If you’ve ever considered getting into the field of education, but feel that you lack the necessary training or experience, you might actually be at an advantage. Every state has some form of an alternative certification program they allow to those without a traditional education degree.
Before getting into the benefits of an alternative teaching certificate, I must clarify that I am not trying to be adversarial to those who received their training through a traditional education degree. There is much to be learned from such a path and I would be remiss not to acknowledge this fact. I would just like to highlight my experiences as having gone another route in hopes of expanding the teacher base in size and diversity.
I received my teaching certificate through Oklahoma’s Alternative Certification Program in 2011, and it was easily the best career decision I have ever made. The idea wasn’t mine, though. I was returning to college to finish my degree with my eye on a traditional social studies education degree. It had long been my dream to teach a US history course, as I am doing these days. My adviser and soon-to-be favorite history professor suggested that I get a degree in History instead, and then pursue my certificate through the state’s alternative route.
Was he telling me this so he could graduate more students with history majors? Possibly.
Was it the best advice I have received from a college professor? Absolutely.
The alternative route allowed me to develop my own unique approach to how I learn and operate as a teacher. To satisfy my relevant work hours for the state, I was a substitute teacher taking on full classes for weeks or months at a time. Whereas traditional substitutes were assigned shorter jobs with fewer responsibilities, my degree and temporary certificate meant that I was assigned to various longer-term courses with actual lecture and some administrative responsibilities. I was accountable to school administration for classroom progress and lesson preparation. This was a head-first dive into the classroom experience without some of the professional baggage that naturally comes along with my current position as a full-time teacher.
Don’t get me wrong, I wouldn’t trade my current job for anything else; I was just very fortunate to experience a mode of student teaching with a great amount of variety. I had colleagues that would offer advice and critiques, which helped shape my outlook on the classroom from within the same school system, and not in a distant university classroom. Plus, it was nice to be paid for the learning experience.
In addition, I worked part-time as the programs coordinator for a local nonprofit organization, working with students on the “wrong side of the tracks” (where I also lived). I had to take the training received in the classroom and apply it in an outside context, trying to get the best results I could out of students who weren’t always thrilled about their public school experience. Between my time those two simultaneous jobs, I was more than prepared to take on my own classes when I was hired in July of 2012.
As a lifelong reader and hands-on learner, this process gave me ample training that I use every day in my own classroom. I read as much as I could about teaching methods, listened to lectures and podcasts about education, and even took a college course on classroom management. A library card and an internet connection made this process much cheaper than a traditional education degree.

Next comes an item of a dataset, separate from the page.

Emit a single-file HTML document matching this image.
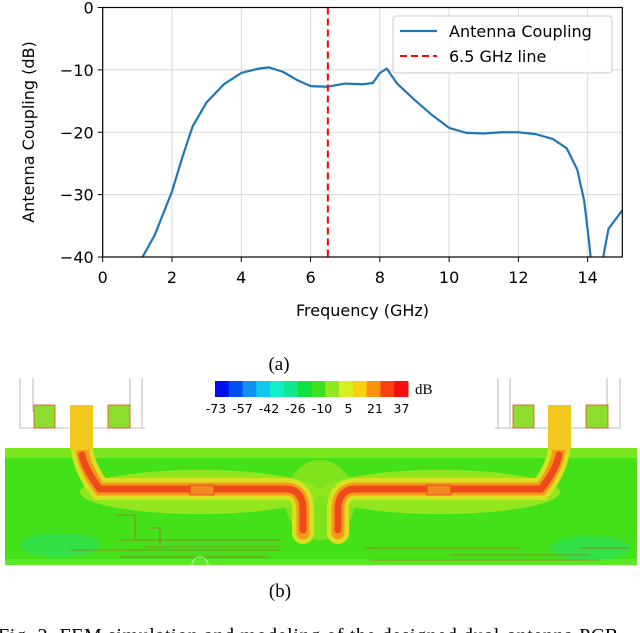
<!DOCTYPE html>
<html><head><meta charset="utf-8"><style>
html,body{margin:0;padding:0;background:#fff;width:640px;height:633px;overflow:hidden}
svg{display:block}
text{font-family:"DejaVu Sans","Liberation Sans",sans-serif}
.serif{font-family:"Liberation Serif",serif}
</style></head><body>
<svg width="640" height="633" viewBox="0 0 640 633">
<g id="chart"></g>
<text class="serif" x="279" y="370" font-size="19" text-anchor="middle">(a)</text>

<g>
  <g id="cbar"></g>
  <text class="serif" x="415" y="394" font-size="15">dB</text>
  <g class="serif" font-size="12.5" text-anchor="middle" id="cbl"></g>
  <g stroke="#aaa" fill="none" stroke-width="0.8">
    <path d="M20 378 V428 H145 M33 378 V412 M130 378 V428 M142 378 V428"/>
    <path d="M620 378 V428 H495 M607 378 V412 M510 378 V428 M498 378 V428"/>
  </g>
  <rect x="5" y="448" width="632" height="117" fill="#44e01a"/>
  <g fill="#66dd22" opacity="0.8">
    <rect x="5" y="448" width="632" height="10" fill="#88e81e"/>
    <ellipse cx="320" cy="500" rx="35" ry="40" fill="#8ee620"/>
    <ellipse cx="200" cy="492" rx="120" ry="22" fill="#a6e820"/>
    <ellipse cx="440" cy="492" rx="120" ry="22" fill="#a6e820"/>
    <ellipse cx="60" cy="545" rx="40" ry="12" fill="#30e050"/>
    <ellipse cx="590" cy="548" rx="40" ry="12" fill="#30e050"/>
  </g>
  <rect x="5" y="559" width="632" height="6" fill="#5ae828"/>
  <g fill="none" stroke-linecap="round">
    <path d="M82 450 Q85 470 100 489 H285 Q303 489 303 510 V533" stroke="#d8e020" stroke-width="22"/>
    <path d="M559 450 Q556 470 541 489 H356 Q338 489 338 510 V533" stroke="#d8e020" stroke-width="22"/>
    <path d="M82 450 Q85 470 100 489 H285 Q303 489 303 510 V533" stroke="#f59a1a" stroke-width="13"/>
    <path d="M559 450 Q556 470 541 489 H356 Q338 489 338 510 V533" stroke="#f59a1a" stroke-width="13"/>
    <path d="M82 455 Q85 470 100 489 H285 Q303 489 303 510 V530" stroke="#ee4a1a" stroke-width="7"/>
    <path d="M559 455 Q556 470 541 489 H356 Q338 489 338 510 V530" stroke="#ee4a1a" stroke-width="7"/>
  </g>
  <rect x="70" y="405" width="23" height="45" fill="#f2c81e"/>
  <rect x="548" y="405" width="23" height="45" fill="#f2c81e"/>
  <g fill="#8fdc30" stroke="#e05020" stroke-width="0.8">
    <rect x="34" y="405" width="21" height="23"/><rect x="108" y="405" width="22" height="23"/>
    <rect x="513" y="405" width="21" height="23"/><rect x="586" y="405" width="22" height="23"/>
  </g>
  <g fill="#f08a20" stroke="#e04010" stroke-width="0.8">
    <rect x="190" y="485" width="24" height="10"/><rect x="427" y="485" width="24" height="10"/>
  </g>
  <g stroke="#c05030" fill="none" stroke-width="0.8" opacity="0.8">
    <path d="M115 515 H135 V540 M120 540 H280 M145 547 H280 M70 550 H280 M120 557 H270 M150 528 H160 V545"/>
    <path d="M365 548 H520 M450 555 H590 M370 560 H600 M580 548 H630"/>
    <circle cx="200" cy="565" r="8" stroke="#fff"/>
  </g>
</g>
<text class="serif" x="280" y="597" font-size="19" text-anchor="middle">(b)</text>
<text class="serif" x="-2" y="642" font-size="20" letter-spacing="0.6">Fig. 2.   FEM simulation and modeling of the designed dual-antenna PCB</text>
</svg>
<script>
const freqs=[1.15,1.5,2,2.3,2.6,3,3.5,4,4.5,4.8,5.2,5.6,6,6.5,7,7.5,7.8,8,8.2,8.5,9,9.5,10,10.5,11,11.5,12,12.5,13,13.4,13.7,13.9,14.05,14.15,14.3,14.45,14.6,15];
const coupling=[-40,-36.5,-29.5,-24,-19,-15.2,-12.3,-10.5,-9.8,-9.6,-10.3,-11.6,-12.6,-12.7,-12.2,-12.3,-12.1,-10.5,-9.8,-12.2,-14.8,-17.2,-19.3,-20.1,-20.2,-20,-20,-20.3,-21.1,-22.6,-26,-31,-38,-44,-44,-40,-35.5,-32.5];
const xTicks=[0,2,4,6,8,10,12,14];
const yTicks=[0,-10,-20,-30,-40];
const markerFreq=[6.5];
const cbarLabels=["-73","-57","-42","-26","-10","5","21","37"];
const cbarColors=["#0010ee","#0050f0","#1090f0","#10c8f0","#10f0c8","#10e890","#10e040","#40e020","#90e820","#d8f020","#f8d010","#f89010","#f84010","#f01010"];

const NS="http://www.w3.org/2000/svg";
const X0=102.7,X1=622.3,Y0=7.5,Y1=257;
const xs=v=>X0+(v/15)*(X1-X0);
const ys=v=>Y0+(-v/40)*(Y1-Y0);
function mk(tag,attrs,parent){const e=document.createElementNS(NS,tag);for(const k in attrs)e.setAttribute(k,attrs[k]);parent.appendChild(e);return e;}
const g=document.getElementById('chart');
const defs=mk('defs',{},g);
const cp=mk('clipPath',{id:'pc'},defs);mk('rect',{x:X0,y:Y0,width:X1-X0,height:Y1-Y0},cp);
xTicks.forEach(t=>{const l=mk('line',{x1:xs(t),x2:xs(t),y1:Y0,y2:Y1,stroke:'#d8d8d8','stroke-width':1},g);


const tk=mk('line',{x1:xs(t),x2:xs(t),y1:Y1,y2:Y1+5,stroke:'#000','stroke-width':1},g);


const tx=mk('text',{x:xs(t),y:Y1+26,'font-size':16,'text-anchor':'middle'},g);tx.textContent=t;

});
yTicks.forEach(t=>{const l=mk('line',{x1:X0,x2:X1,y1:ys(t),y2:ys(t),stroke:'#d8d8d8','stroke-width':1},g);


const tk=mk('line',{x1:X0-5,x2:X0,y1:ys(t),y2:ys(t),stroke:'#000','stroke-width':1},g);


const tx=mk('text',{x:X0-9,y:ys(t)+6,'font-size':16,'text-anchor':'end'},g);tx.textContent=t===0?'0':'\u2212'+Math.abs(t);

});
const line=mk('polyline',{points:freqs.map((f,i)=>xs(f)+','+ys(coupling[i])).join(' '),fill:'none',stroke:'#1f77b4','stroke-width':2.2,'stroke-linejoin':'round','clip-path':'url(#pc)'},g);


markerFreq.forEach(f=>{const v=mk('line',{x1:xs(f),x2:xs(f),y1:Y0,y2:Y1,stroke:'#ff0000','stroke-width':2,'stroke-dasharray':'7,4'},g);

});
const fr=mk('rect',{x:X0,y:Y0,width:X1-X0,height:Y1-Y0,fill:'none',stroke:'#000','stroke-width':1.2},g);


const xl=mk('text',{x:(X0+X1)/2,y:316,'font-size':16,'text-anchor':'middle'},g);xl.textContent='Frequency (GHz)';


const yl=mk('text',{x:0,y:0,'font-size':16,'text-anchor':'middle',transform:'translate(34,132) rotate(-90)'},g);yl.textContent='Antenna Coupling (dB)';


const lg=mk('g',{},g);


mk('rect',{x:393,y:16,width:219,height:57,rx:3,fill:'#fff','fill-opacity':0.85,stroke:'#ccc'},lg);
mk('line',{x1:400,x2:437,y1:31,y2:31,stroke:'#1f77b4','stroke-width':2.2},lg);
mk('line',{x1:400,x2:437,y1:56,y2:56,stroke:'#ff0000','stroke-width':2,'stroke-dasharray':'7,4'},lg);
const t1=mk('text',{x:449,y:37,'font-size':16},lg);t1.textContent='Antenna Coupling';


const t2=mk('text',{x:449,y:62,'font-size':16},lg);t2.textContent='6.5 GHz line';


const cb=document.getElementById('cbar');const cw=(408-215)/cbarColors.length;
cbarColors.forEach((c,i)=>{const r=mk('rect',{x:215+i*cw,y:381,width:cw+0.5,height:16,fill:c},cb);

});
const cl=document.getElementById('cbl');
cbarLabels.forEach((s,i)=>{const t=mk('text',{x:216+i*26.5,y:413},cl);t.textContent=s;

});
</script>
</body></html>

Furthermore, alternative certification programs offer the possibility of diversifying the demographics of our teacher pool. The National Education Association commissioned a study on how such programs impact schools and student learning, and they concluded that “what does seem apparent is that alternative certification programs have the potential to recruit more minority, male, and older teachers into urban and rural areas.” (NEA)
This diversity is critical to accommodate the needs of students seeking role models from similar backgrounds and similar experiences. It also helps schools in economically struggling areas hire qualified staff that are familiar with the needs of their immediate communities.
The NEA does note that any alternative certification programs should mirror the same rigorous standards as a traditional route. You’ll find no disagreement from me there. I had to take the same qualification exams as every other candidate, paying for each of them with my own money. I still have to attend the same professional development training and renew my certificate, just like all of my colleagues.
It requires a great amount of discipline to pursue a certificate no matter how you choose to do so. If going through the alternative route, you must make the effort to educate yourself on pedagogy and shifting trends in education. Take the time to read Bloom, Piaget, Esquith, and Wong. Save up a little scratch and attend workshops that will help you craft your own unique voice in the classroom. Give yourself a free education by watching education-related lectures on YouTube. And more importantly, put that knowledge to work!
I understand that my story is chock full of very unique, very specific experiences that you may not have had. However, if you tap into your curiosity and creativity, you are sure to find a path that works for you. If this process interests you, a basic Google search should give you an idea of how to get started with your state’s alternative certification program. We’d love to have you join our ranks.